A stronger focus on quality does not come without challenges, of course. For instance, peer review cartels – when groups of experts positively evaluate each other – can lead to the gaming of qualitative as well as quantitative metrics. Yet we see ways to combat this, such as broadening the pool of external evaluators or of those who write letters of support for promotion applications. Meanwhile, having both experts in the field of the candidate and top-notch scholars from outside the candidate’s field would eliminate much of the bias that social connections can sometimes encourage.
Our research also found that the over-reliance on quantity metrics is greater outside what one could call “elite research schools” – schools that are research-intensive, with low teaching loads and a tendency only to count top publications in their tenure requirements. This contributes to their difficulties in retaining top faculty, and may tempt them to game the system by allowing prior co-authors or even doctoral supervisors to write reference letters for candidates, which becomes very incestuous and unobjective.
We found that a higher research quantity does not have a significant effect on the teaching performance of business schools. In contrast, research that practitioners found useful for understanding their own organisations and situations is associated with higher teaching health. This is unsurprising because faculty members who produce such research typically immerse themselves in real-world managerial practice, such as consulting, case writing or executive education. This immersion increases their usage of concrete concepts, which are easier to understand than abstract concepts.

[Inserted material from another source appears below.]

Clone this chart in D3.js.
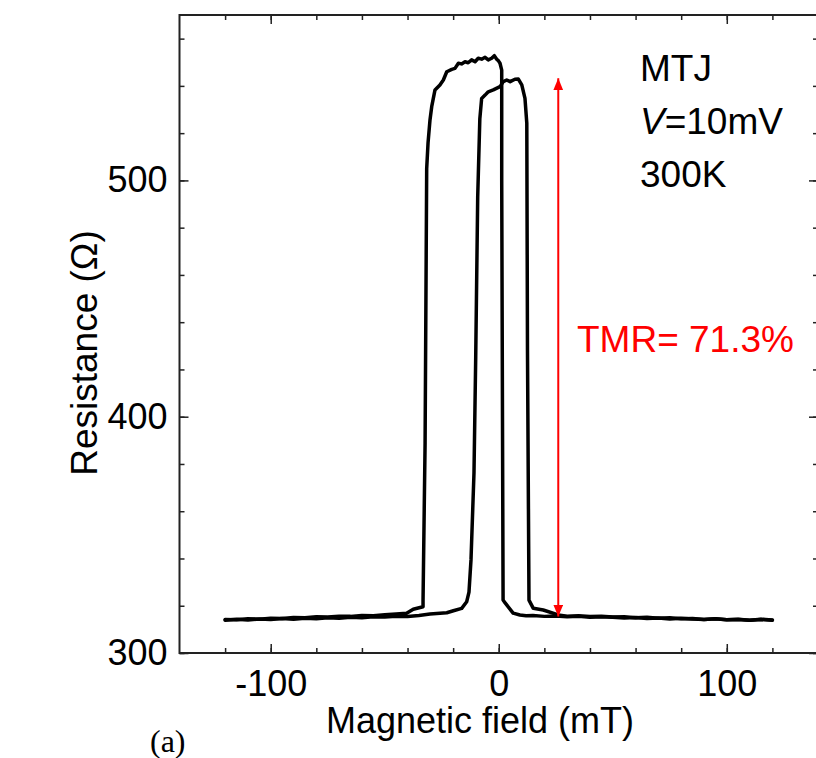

Healthy business schools are vital for the prosperity of modern universities, but the current flaws in measuring research quality are damaging their reputations for excellence. Unless this broken research model is properly addressed, the appeal of business schools to both students and companies will eventually diminish.
Stefan Stremersch is a professor at the University of Navarra’s IESE Business School and at Erasmus University Rotterdam, where Nuno Camacho is associate professor of marketing. Russell S. Winer is a professor at New York University’s Stern School of Business.